* **TASK DIRECTIONS**:
Return every record below exactly as written, omitting any pictures.

Code that draws figures
— Begin —

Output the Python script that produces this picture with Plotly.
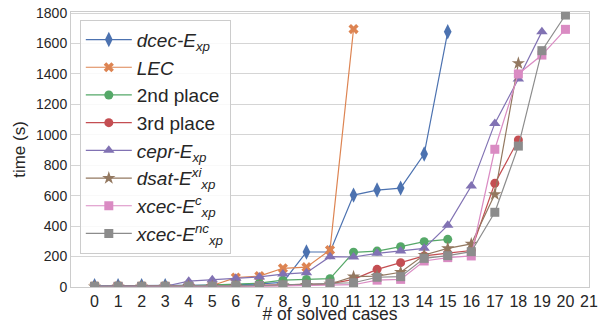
import plotly.graph_objects as go

names = ["<i>dcec-E<sub>xp</sub></i>", "<i>LEC</i>", "2nd place", "3rd place",
         "<i>cepr-E<sub>xp</sub></i>", "<i>dsat-E<sup>xi</sup><sub>xp</sub></i>",
         "<i>xcec-E<sup>c</sup><sub>xp</sub></i>", "<i>xcec-E<sup>nc</sup><sub>xp</sub></i>"]

dcec = [8, 8, 8, 8, 10, 12, 15, 20, 30, 230, 230, 604, 637, 650, 874, 1677]
lec = [5, 5, 5, 5, 8, 10, 62, 72, 123, 130, 243, 1695]
second = [3, 3, 3, 3, 8, 12, 18, 25, 45, 50, 55, 228, 236, 265, 298, 313]
third = [3, 3, 3, 3, 5, 5, 8, 10, 12, 15, 20, 50, 116, 160, 204, 222, 240, 681, 966]
cepr = [5, 5, 5, 5, 38, 48, 58, 66, 85, 94, 199, 197, 221, 236, 254, 405, 663, 1075, 1367, 1678]
dsat = [3, 3, 3, 3, 5, 5, 6, 8, 10, 12, 20, 68, 72, 97, 210, 254, 283, 609, 1470]
xcec_c = [3, 3, 3, 3, 4, 4, 5, 6, 8, 10, 12, 15, 45, 50, 171, 193, 204, 905, 1400, 1524, 1693]
xcec_nc = [5, 5, 5, 5, 6, 6, 8, 10, 15, 18, 24, 28, 64, 68, 188, 206, 232, 491, 926, 1553, 1787]

series = [dcec, lec, second, third, cepr, dsat, xcec_c, xcec_nc]
colors = ["#4C72B0", "#DD8452", "#55A868", "#C44E52", "#8172B3", "#937860", "#DA8BC3", "#8C8C8C"]
symbols = ["diamond-tall", "x", "circle", "circle", "triangle-up", "star", "square", "square"]
sizes = [11, 9, 9, 9, 10, 10, 9, 9]

x_ticks = list(range(0, 22))
y_ticks = list(range(0, 1801, 200))

fig = go.Figure()
for name, vals, c, s, sz in zip(names, series, colors, symbols, sizes):
    fig.add_trace(go.Scatter(
        x=list(range(len(vals))), y=vals, mode="lines+markers", name=name,
        line=dict(color=c, width=1.2),
        marker=dict(color=c, symbol=s, size=sz, line=dict(width=0)),
    ))

fig.update_layout(
    template="none",
    width=611, height=324,
    margin=dict(l=71, r=22, t=12, b=37, pad=0),
    paper_bgcolor="white", plot_bgcolor="white",
    font=dict(family="Liberation Sans, Arial, sans-serif", color="#262626", size=15),
    showlegend=True,
    legend=dict(x=0.017, y=0.972, xanchor="left", yanchor="top",
                bgcolor="rgba(255,255,255,0.85)", bordercolor="#cccccc", borderwidth=1,
                font=dict(size=19, color="#262626"), tracegroupgap=0, itemwidth=46),
    xaxis=dict(range=[-1, 21], tickmode="array", tickvals=x_ticks,
               ticktext=[str(t) for t in x_ticks], automargin=False,
               showgrid=False, zeroline=False, showline=True, mirror=True,
               linecolor="#cccccc", linewidth=1, ticks="", tickfont=dict(size=16),
               title=dict(text="# of solved cases", font=dict(size=17.5), standoff=4)),
    yaxis=dict(range=[0, 1807], tickmode="array", tickvals=y_ticks,
               ticktext=[str(t) for t in y_ticks], automargin=False,
               showgrid=True, gridcolor="#d5d5d5", gridwidth=1.2, zeroline=False,
               showline=True, mirror=True, linecolor="#cccccc", linewidth=1, ticks="",
               tickfont=dict(size=14),
               title=dict(text="time (s)", font=dict(size=17), standoff=6)),
)

fig.write_html("out.html", config={"displayModeBar": False},
               post_script="document.body.style.margin='0';")
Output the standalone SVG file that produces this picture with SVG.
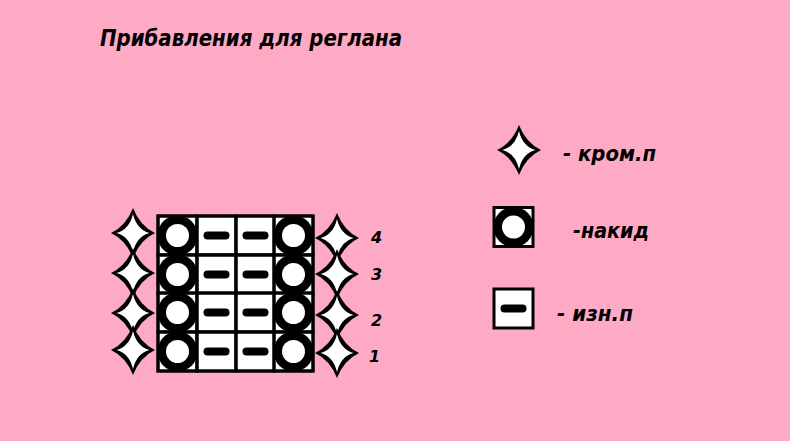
<svg xmlns="http://www.w3.org/2000/svg" width="790" height="441" viewBox="0 0 790 441">
<style>
.t{font-family:"DejaVu Sans","Liberation Sans",sans-serif;font-weight:bold;font-style:italic;fill:#000}
.cell{fill:#fff;stroke:#000;stroke-width:3}
.ring{fill:#000}
.hole{fill:#fff}
.dash{fill:#000}
</style>
<defs>
<g id="star">
<path fill="#000" d="M0,-25 Q7,-7 22,0 Q7,7 0,25 Q-7,7 -22,0 Q-7,-7 0,-25 Z"/>
<path fill="#fff" d="M0,-19 Q3.6,-3.6 16.5,0 Q3.6,3.6 0,19 Q-3.6,3.6 -16.5,0 Q-3.6,-3.6 0,-19 Z"/>
</g>
<g id="yo"><rect class="cell" x="0" y="0" width="39" height="39"/><circle class="ring" cx="19.5" cy="19.5" r="20"/><circle class="hole" cx="19.5" cy="19.5" r="11.5"/></g>
<g id="pu"><rect class="cell" x="0" y="0" width="39" height="39"/><rect class="dash" x="6.5" y="15.5" width="26" height="8" rx="4"/></g>
</defs>
<rect width="790" height="441" fill="#ffaac5"/>
<text class="t" x="100" y="46" font-size="23" textLength="302" lengthAdjust="spacingAndGlyphs">Прибавления для реглана</text>

<g id="chart">
<use href="#yo" x="158" y="216"/><use href="#pu" x="197" y="216"/><use href="#pu" x="236" y="216"/><use href="#yo" x="274" y="216"/>
<use href="#yo" x="158" y="255"/><use href="#pu" x="197" y="255"/><use href="#pu" x="236" y="255"/><use href="#yo" x="274" y="255"/>
<use href="#yo" x="158" y="293"/><use href="#pu" x="197" y="293"/><use href="#pu" x="236" y="293"/><use href="#yo" x="274" y="293"/>
<use href="#yo" x="158" y="332"/><use href="#pu" x="197" y="332"/><use href="#pu" x="236" y="332"/><use href="#yo" x="274" y="332"/>
<path d="M197,216V371M236,216V371M274,216V371M158,255H313M158,293H313M158,332H313" stroke="#000" stroke-width="3"/>
<rect x="158" y="216" width="155" height="155" fill="none" stroke="#000" stroke-width="3"/>
</g>

<g id="left-stars">
<use href="#star" x="133" y="233"/><use href="#star" x="133" y="273"/><use href="#star" x="133" y="313"/><use href="#star" x="133" y="350"/>
</g>
<g id="right-stars">
<use href="#star" x="337" y="238"/><use href="#star" x="337" y="274"/><use href="#star" x="337" y="315"/><use href="#star" x="337" y="353"/>
</g>
<g id="row-numbers">
<text class="t" x="371" y="243" font-size="16">4</text>
<text class="t" x="371" y="280" font-size="16">3</text>
<text class="t" x="371" y="326" font-size="16">2</text>
<text class="t" x="369" y="362" font-size="16">1</text>
</g>

<g id="legend-edge">
<use href="#star" x="519" y="150"/>
<text class="t" x="563" y="161" font-size="22" textLength="93" lengthAdjust="spacingAndGlyphs">- кром.п</text>
</g>
<g id="legend-yo">
<use href="#yo" x="494" y="207.5"/>
<text class="t" x="573" y="238" font-size="22" textLength="76" lengthAdjust="spacingAndGlyphs">-накид</text>
</g>
<g id="legend-purl">
<use href="#pu" x="494" y="289"/>
<text class="t" x="557" y="321" font-size="22" textLength="76" lengthAdjust="spacingAndGlyphs">- изн.п</text>
</g>
</svg>
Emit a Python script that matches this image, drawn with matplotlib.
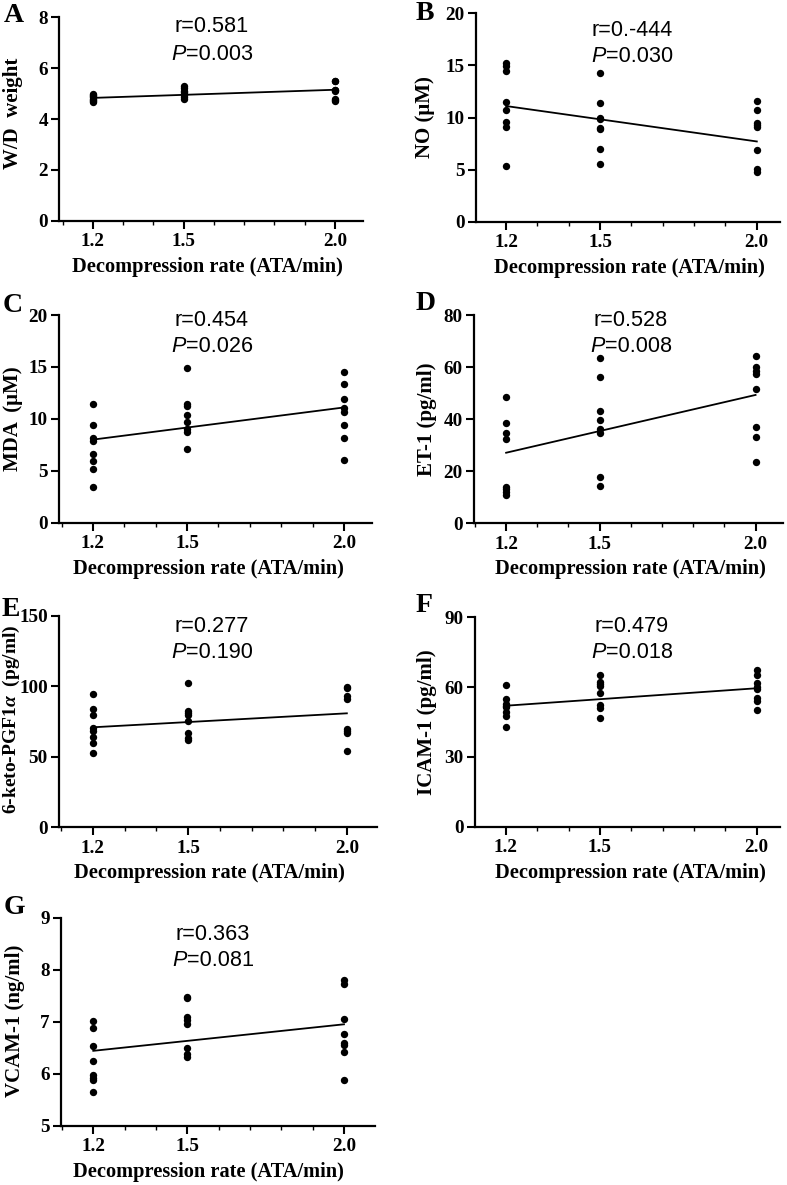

— End —

* **TASK RESPONSE**:
Output the Python script that produces this picture with Plotly.
import plotly.graph_objects as go

names = ["<i>dcec-E<sub>xp</sub></i>", "<i>LEC</i>", "2nd place", "3rd place",
         "<i>cepr-E<sub>xp</sub></i>", "<i>dsat-E<sup>xi</sup><sub>xp</sub></i>",
         "<i>xcec-E<sup>c</sup><sub>xp</sub></i>", "<i>xcec-E<sup>nc</sup><sub>xp</sub></i>"]

dcec = [8, 8, 8, 8, 10, 12, 15, 20, 30, 230, 230, 604, 637, 650, 874, 1677]
lec = [5, 5, 5, 5, 8, 10, 62, 72, 123, 130, 243, 1695]
second = [3, 3, 3, 3, 8, 12, 18, 25, 45, 50, 55, 228, 236, 265, 298, 313]
third = [3, 3, 3, 3, 5, 5, 8, 10, 12, 15, 20, 50, 116, 160, 204, 222, 240, 681, 966]
cepr = [5, 5, 5, 5, 38, 48, 58, 66, 85, 94, 199, 197, 221, 236, 254, 405, 663, 1075, 1367, 1678]
dsat = [3, 3, 3, 3, 5, 5, 6, 8, 10, 12, 20, 68, 72, 97, 210, 254, 283, 609, 1470]
xcec_c = [3, 3, 3, 3, 4, 4, 5, 6, 8, 10, 12, 15, 45, 50, 171, 193, 204, 905, 1400, 1524, 1693]
xcec_nc = [5, 5, 5, 5, 6, 6, 8, 10, 15, 18, 24, 28, 64, 68, 188, 206, 232, 491, 926, 1553, 1787]

series = [dcec, lec, second, third, cepr, dsat, xcec_c, xcec_nc]
colors = ["#4C72B0", "#DD8452", "#55A868", "#C44E52", "#8172B3", "#937860", "#DA8BC3", "#8C8C8C"]
symbols = ["diamond-tall", "x", "circle", "circle", "triangle-up", "star", "square", "square"]
sizes = [11, 9, 9, 9, 10, 10, 9, 9]

x_ticks = list(range(0, 22))
y_ticks = list(range(0, 1801, 200))

fig = go.Figure()
for name, vals, c, s, sz in zip(names, series, colors, symbols, sizes):
    fig.add_trace(go.Scatter(
        x=list(range(len(vals))), y=vals, mode="lines+markers", name=name,
        line=dict(color=c, width=1.2),
        marker=dict(color=c, symbol=s, size=sz, line=dict(width=0)),
    ))

fig.update_layout(
    template="none",
    width=611, height=324,
    margin=dict(l=71, r=22, t=12, b=37, pad=0),
    paper_bgcolor="white", plot_bgcolor="white",
    font=dict(family="Liberation Sans, Arial, sans-serif", color="#262626", size=15),
    showlegend=True,
    legend=dict(x=0.017, y=0.972, xanchor="left", yanchor="top",
                bgcolor="rgba(255,255,255,0.85)", bordercolor="#cccccc", borderwidth=1,
                font=dict(size=19, color="#262626"), tracegroupgap=0, itemwidth=46),
    xaxis=dict(range=[-1, 21], tickmode="array", tickvals=x_ticks,
               ticktext=[str(t) for t in x_ticks], automargin=False,
               showgrid=False, zeroline=False, showline=True, mirror=True,
               linecolor="#cccccc", linewidth=1, ticks="", tickfont=dict(size=16),
               title=dict(text="# of solved cases", font=dict(size=17.5), standoff=4)),
    yaxis=dict(range=[0, 1807], tickmode="array", tickvals=y_ticks,
               ticktext=[str(t) for t in y_ticks], automargin=False,
               showgrid=True, gridcolor="#d5d5d5", gridwidth=1.2, zeroline=False,
               showline=True, mirror=True, linecolor="#cccccc", linewidth=1, ticks="",
               tickfont=dict(size=14),
               title=dict(text="time (s)", font=dict(size=17), standoff=6)),
)

fig.write_html("out.html", config={"displayModeBar": False},
               post_script="document.body.style.margin='0';")
Output the standalone SVG file that produces this picture with SVG.
<svg xmlns="http://www.w3.org/2000/svg" width="790" height="441" viewBox="0 0 790 441">
<style>
.t{font-family:"DejaVu Sans","Liberation Sans",sans-serif;font-weight:bold;font-style:italic;fill:#000}
.cell{fill:#fff;stroke:#000;stroke-width:3}
.ring{fill:#000}
.hole{fill:#fff}
.dash{fill:#000}
</style>
<defs>
<g id="star">
<path fill="#000" d="M0,-25 Q7,-7 22,0 Q7,7 0,25 Q-7,7 -22,0 Q-7,-7 0,-25 Z"/>
<path fill="#fff" d="M0,-19 Q3.6,-3.6 16.5,0 Q3.6,3.6 0,19 Q-3.6,3.6 -16.5,0 Q-3.6,-3.6 0,-19 Z"/>
</g>
<g id="yo"><rect class="cell" x="0" y="0" width="39" height="39"/><circle class="ring" cx="19.5" cy="19.5" r="20"/><circle class="hole" cx="19.5" cy="19.5" r="11.5"/></g>
<g id="pu"><rect class="cell" x="0" y="0" width="39" height="39"/><rect class="dash" x="6.5" y="15.5" width="26" height="8" rx="4"/></g>
</defs>
<rect width="790" height="441" fill="#ffaac5"/>
<text class="t" x="100" y="46" font-size="23" textLength="302" lengthAdjust="spacingAndGlyphs">Прибавления для реглана</text>

<g id="chart">
<use href="#yo" x="158" y="216"/><use href="#pu" x="197" y="216"/><use href="#pu" x="236" y="216"/><use href="#yo" x="274" y="216"/>
<use href="#yo" x="158" y="255"/><use href="#pu" x="197" y="255"/><use href="#pu" x="236" y="255"/><use href="#yo" x="274" y="255"/>
<use href="#yo" x="158" y="293"/><use href="#pu" x="197" y="293"/><use href="#pu" x="236" y="293"/><use href="#yo" x="274" y="293"/>
<use href="#yo" x="158" y="332"/><use href="#pu" x="197" y="332"/><use href="#pu" x="236" y="332"/><use href="#yo" x="274" y="332"/>
<path d="M197,216V371M236,216V371M274,216V371M158,255H313M158,293H313M158,332H313" stroke="#000" stroke-width="3"/>
<rect x="158" y="216" width="155" height="155" fill="none" stroke="#000" stroke-width="3"/>
</g>

<g id="left-stars">
<use href="#star" x="133" y="233"/><use href="#star" x="133" y="273"/><use href="#star" x="133" y="313"/><use href="#star" x="133" y="350"/>
</g>
<g id="right-stars">
<use href="#star" x="337" y="238"/><use href="#star" x="337" y="274"/><use href="#star" x="337" y="315"/><use href="#star" x="337" y="353"/>
</g>
<g id="row-numbers">
<text class="t" x="371" y="243" font-size="16">4</text>
<text class="t" x="371" y="280" font-size="16">3</text>
<text class="t" x="371" y="326" font-size="16">2</text>
<text class="t" x="369" y="362" font-size="16">1</text>
</g>

<g id="legend-edge">
<use href="#star" x="519" y="150"/>
<text class="t" x="563" y="161" font-size="22" textLength="93" lengthAdjust="spacingAndGlyphs">- кром.п</text>
</g>
<g id="legend-yo">
<use href="#yo" x="494" y="207.5"/>
<text class="t" x="573" y="238" font-size="22" textLength="76" lengthAdjust="spacingAndGlyphs">-накид</text>
</g>
<g id="legend-purl">
<use href="#pu" x="494" y="289"/>
<text class="t" x="557" y="321" font-size="22" textLength="76" lengthAdjust="spacingAndGlyphs">- изн.п</text>
</g>
</svg>
Emit a Python script that matches this image, drawn with matplotlib.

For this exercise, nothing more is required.